| Data shown |
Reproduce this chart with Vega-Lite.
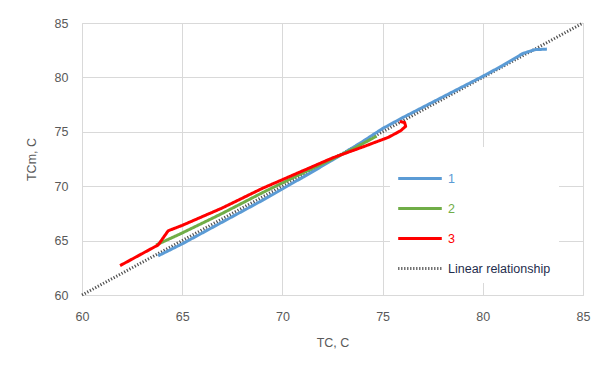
{
  "$schema": "https://vega.github.io/schema/vega-lite/v6.json",
  "autosize": "none",
  "width": 501,
  "height": 272,
  "padding": {"left": 82, "top": 23, "right": 26, "bottom": 73},
  "background": "white",
  "config": {
    "font": "Liberation Sans",
    "view": {"stroke": "#d9d9d9", "strokeWidth": 1},
    "axis": {
      "grid": true, "gridColor": "#d9d9d9", "gridWidth": 1,
      "domain": false, "ticks": false, "labelFlush": false,
      "labelColor": "#595959", "labelFontSize": 12.5, "labelFont": "Liberation Sans",
      "titleColor": "#595959", "titleFontSize": 12.5, "titleFontWeight": "normal", "titleFont": "Liberation Sans"
    }
  },
  "data": {
    "values": [
      {"series": "Linear relationship", "o": 1, "tc": 60, "tcm": 60},
      {"series": "Linear relationship", "o": 2, "tc": 85, "tcm": 85},
      {"series": "1", "o": 1, "tc": 63.8, "tcm": 63.6},
      {"series": "1", "o": 2, "tc": 65, "tcm": 64.7},
      {"series": "1", "o": 3, "tc": 67, "tcm": 66.7},
      {"series": "1", "o": 4, "tc": 69, "tcm": 68.7},
      {"series": "1", "o": 5, "tc": 71, "tcm": 70.8},
      {"series": "1", "o": 6, "tc": 72.5, "tcm": 72.4},
      {"series": "1", "o": 7, "tc": 74, "tcm": 74.1},
      {"series": "1", "o": 8, "tc": 75, "tcm": 75.3},
      {"series": "1", "o": 9, "tc": 76, "tcm": 76.3},
      {"series": "1", "o": 10, "tc": 78, "tcm": 78.2},
      {"series": "1", "o": 11, "tc": 80, "tcm": 80.1},
      {"series": "1", "o": 12, "tc": 81, "tcm": 81.1},
      {"series": "1", "o": 13, "tc": 82, "tcm": 82.2},
      {"series": "1", "o": 14, "tc": 82.6, "tcm": 82.55},
      {"series": "1", "o": 15, "tc": 83.2, "tcm": 82.6},
      {"series": "2", "o": 1, "tc": 63.7, "tcm": 64.6},
      {"series": "2", "o": 2, "tc": 65, "tcm": 65.7},
      {"series": "2", "o": 3, "tc": 67, "tcm": 67.5},
      {"series": "2", "o": 4, "tc": 69, "tcm": 69.4},
      {"series": "2", "o": 5, "tc": 71, "tcm": 71.2},
      {"series": "2", "o": 6, "tc": 72.5, "tcm": 72.5},
      {"series": "2", "o": 7, "tc": 73.6, "tcm": 73.5},
      {"series": "2", "o": 8, "tc": 74.7, "tcm": 74.6},
      {"series": "3", "o": 1, "tc": 61.9, "tcm": 62.7},
      {"series": "3", "o": 2, "tc": 63.8, "tcm": 64.6},
      {"series": "3", "o": 3, "tc": 64.3, "tcm": 65.9},
      {"series": "3", "o": 4, "tc": 65, "tcm": 66.4},
      {"series": "3", "o": 5, "tc": 67, "tcm": 68.0},
      {"series": "3", "o": 6, "tc": 69, "tcm": 69.8},
      {"series": "3", "o": 7, "tc": 71, "tcm": 71.4},
      {"series": "3", "o": 8, "tc": 72.5, "tcm": 72.6},
      {"series": "3", "o": 9, "tc": 74, "tcm": 73.6},
      {"series": "3", "o": 10, "tc": 75.3, "tcm": 74.5},
      {"series": "3", "o": 11, "tc": 75.9, "tcm": 75.1},
      {"series": "3", "o": 12, "tc": 76.15, "tcm": 75.5},
      {"series": "3", "o": 13, "tc": 76.1, "tcm": 75.85},
      {"series": "3", "o": 14, "tc": 75.85, "tcm": 75.95}
    ]
  },
  "mark": {"type": "line", "strokeJoin": "round"},
  "encoding": {
    "x": {"field": "tc", "type": "quantitative", "title": "TC, C",
          "scale": {"domain": [60, 85], "nice": false, "zero": false},
          "axis": {"values": [60, 65, 70, 75, 80, 85], "labelPadding": 15, "titlePadding": 14}},
    "y": {"field": "tcm", "type": "quantitative", "title": "TCm, C",
          "scale": {"domain": [60, 85], "nice": false, "zero": false},
          "axis": {"values": [60, 65, 70, 75, 80, 85], "labelPadding": 14, "titlePadding": 16}},
    "order": {"field": "o", "type": "quantitative"},
    "color": {"field": "series", "type": "nominal",
              "scale": {"domain": ["1", "2", "3", "Linear relationship"], "range": ["#5b9bd5", "#70ad47", "#ff0000", "#505050"]},
              "legend": {
                "title": null, "orient": "none", "legendX": 308, "legendY": 124,
                "fillColor": "white", "padding": 8,
                "symbolType": "stroke", "symbolSize": 400, "symbolStrokeWidth": 3,
                "labelFontSize": 12.5, "labelFont": "Liberation Sans", "rowPadding": -2, "labelOffset": 3,
                "encode": {
                  "symbols": {"update": {"size": {"value": 1900}, "x": {"value": 22}}},
                  "labels": {"update": {"fill": {"signal": "datum.value == '1' ? '#5b9bd5' : datum.value == '2' ? '#70ad47' : datum.value == '3' ? '#ff0000' : '#1f2d4d'"}}}
                }
              }},
    "strokeDash": {"field": "series", "type": "nominal",
                   "scale": {"domain": ["1", "2", "3", "Linear relationship"], "range": [[1, 0], [1, 0], [1, 0], [1.2, 1.8]]},
                   "legend": null},
    "strokeWidth": {"field": "series", "type": "nominal",
                    "scale": {"domain": ["1", "2", "3", "Linear relationship"], "range": [3, 3, 3, 1.5]},
                    "legend": null}
  }
}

| What this task involves |
The listing above needs to be output again exactly. Don't include the pictures.

| Exercise answer |
Reproduce this chart with Vega-Lite.
{
  "$schema": "https://vega.github.io/schema/vega-lite/v6.json",
  "autosize": "none",
  "width": 501,
  "height": 272,
  "padding": {"left": 82, "top": 23, "right": 26, "bottom": 73},
  "background": "white",
  "config": {
    "font": "Liberation Sans",
    "view": {"stroke": "#d9d9d9", "strokeWidth": 1},
    "axis": {
      "grid": true, "gridColor": "#d9d9d9", "gridWidth": 1,
      "domain": false, "ticks": false, "labelFlush": false,
      "labelColor": "#595959", "labelFontSize": 12.5, "labelFont": "Liberation Sans",
      "titleColor": "#595959", "titleFontSize": 12.5, "titleFontWeight": "normal", "titleFont": "Liberation Sans"
    }
  },
  "data": {
    "values": [
      {"series": "Linear relationship", "o": 1, "tc": 60, "tcm": 60},
      {"series": "Linear relationship", "o": 2, "tc": 85, "tcm": 85},
      {"series": "1", "o": 1, "tc": 63.8, "tcm": 63.6},
      {"series": "1", "o": 2, "tc": 65, "tcm": 64.7},
      {"series": "1", "o": 3, "tc": 67, "tcm": 66.7},
      {"series": "1", "o": 4, "tc": 69, "tcm": 68.7},
      {"series": "1", "o": 5, "tc": 71, "tcm": 70.8},
      {"series": "1", "o": 6, "tc": 72.5, "tcm": 72.4},
      {"series": "1", "o": 7, "tc": 74, "tcm": 74.1},
      {"series": "1", "o": 8, "tc": 75, "tcm": 75.3},
      {"series": "1", "o": 9, "tc": 76, "tcm": 76.3},
      {"series": "1", "o": 10, "tc": 78, "tcm": 78.2},
      {"series": "1", "o": 11, "tc": 80, "tcm": 80.1},
      {"series": "1", "o": 12, "tc": 81, "tcm": 81.1},
      {"series": "1", "o": 13, "tc": 82, "tcm": 82.2},
      {"series": "1", "o": 14, "tc": 82.6, "tcm": 82.55},
      {"series": "1", "o": 15, "tc": 83.2, "tcm": 82.6},
      {"series": "2", "o": 1, "tc": 63.7, "tcm": 64.6},
      {"series": "2", "o": 2, "tc": 65, "tcm": 65.7},
      {"series": "2", "o": 3, "tc": 67, "tcm": 67.5},
      {"series": "2", "o": 4, "tc": 69, "tcm": 69.4},
      {"series": "2", "o": 5, "tc": 71, "tcm": 71.2},
      {"series": "2", "o": 6, "tc": 72.5, "tcm": 72.5},
      {"series": "2", "o": 7, "tc": 73.6, "tcm": 73.5},
      {"series": "2", "o": 8, "tc": 74.7, "tcm": 74.6},
      {"series": "3", "o": 1, "tc": 61.9, "tcm": 62.7},
      {"series": "3", "o": 2, "tc": 63.8, "tcm": 64.6},
      {"series": "3", "o": 3, "tc": 64.3, "tcm": 65.9},
      {"series": "3", "o": 4, "tc": 65, "tcm": 66.4},
      {"series": "3", "o": 5, "tc": 67, "tcm": 68.0},
      {"series": "3", "o": 6, "tc": 69, "tcm": 69.8},
      {"series": "3", "o": 7, "tc": 71, "tcm": 71.4},
      {"series": "3", "o": 8, "tc": 72.5, "tcm": 72.6},
      {"series": "3", "o": 9, "tc": 74, "tcm": 73.6},
      {"series": "3", "o": 10, "tc": 75.3, "tcm": 74.5},
      {"series": "3", "o": 11, "tc": 75.9, "tcm": 75.1},
      {"series": "3", "o": 12, "tc": 76.15, "tcm": 75.5},
      {"series": "3", "o": 13, "tc": 76.1, "tcm": 75.85},
      {"series": "3", "o": 14, "tc": 75.85, "tcm": 75.95}
    ]
  },
  "mark": {"type": "line", "strokeJoin": "round"},
  "encoding": {
    "x": {"field": "tc", "type": "quantitative", "title": "TC, C",
          "scale": {"domain": [60, 85], "nice": false, "zero": false},
          "axis": {"values": [60, 65, 70, 75, 80, 85], "labelPadding": 15, "titlePadding": 14}},
    "y": {"field": "tcm", "type": "quantitative", "title": "TCm, C",
          "scale": {"domain": [60, 85], "nice": false, "zero": false},
          "axis": {"values": [60, 65, 70, 75, 80, 85], "labelPadding": 14, "titlePadding": 16}},
    "order": {"field": "o", "type": "quantitative"},
    "color": {"field": "series", "type": "nominal",
              "scale": {"domain": ["1", "2", "3", "Linear relationship"], "range": ["#5b9bd5", "#70ad47", "#ff0000", "#505050"]},
              "legend": {
                "title": null, "orient": "none", "legendX": 308, "legendY": 124,
                "fillColor": "white", "padding": 8,
                "symbolType": "stroke", "symbolSize": 400, "symbolStrokeWidth": 3,
                "labelFontSize": 12.5, "labelFont": "Liberation Sans", "rowPadding": -2, "labelOffset": 3,
                "encode": {
                  "symbols": {"update": {"size": {"value": 1900}, "x": {"value": 22}}},
                  "labels": {"update": {"fill": {"signal": "datum.value == '1' ? '#5b9bd5' : datum.value == '2' ? '#70ad47' : datum.value == '3' ? '#ff0000' : '#1f2d4d'"}}}
                }
              }},
    "strokeDash": {"field": "series", "type": "nominal",
                   "scale": {"domain": ["1", "2", "3", "Linear relationship"], "range": [[1, 0], [1, 0], [1, 0], [1.2, 1.8]]},
                   "legend": null},
    "strokeWidth": {"field": "series", "type": "nominal",
                    "scale": {"domain": ["1", "2", "3", "Linear relationship"], "range": [3, 3, 3, 1.5]},
                    "legend": null}
  }
}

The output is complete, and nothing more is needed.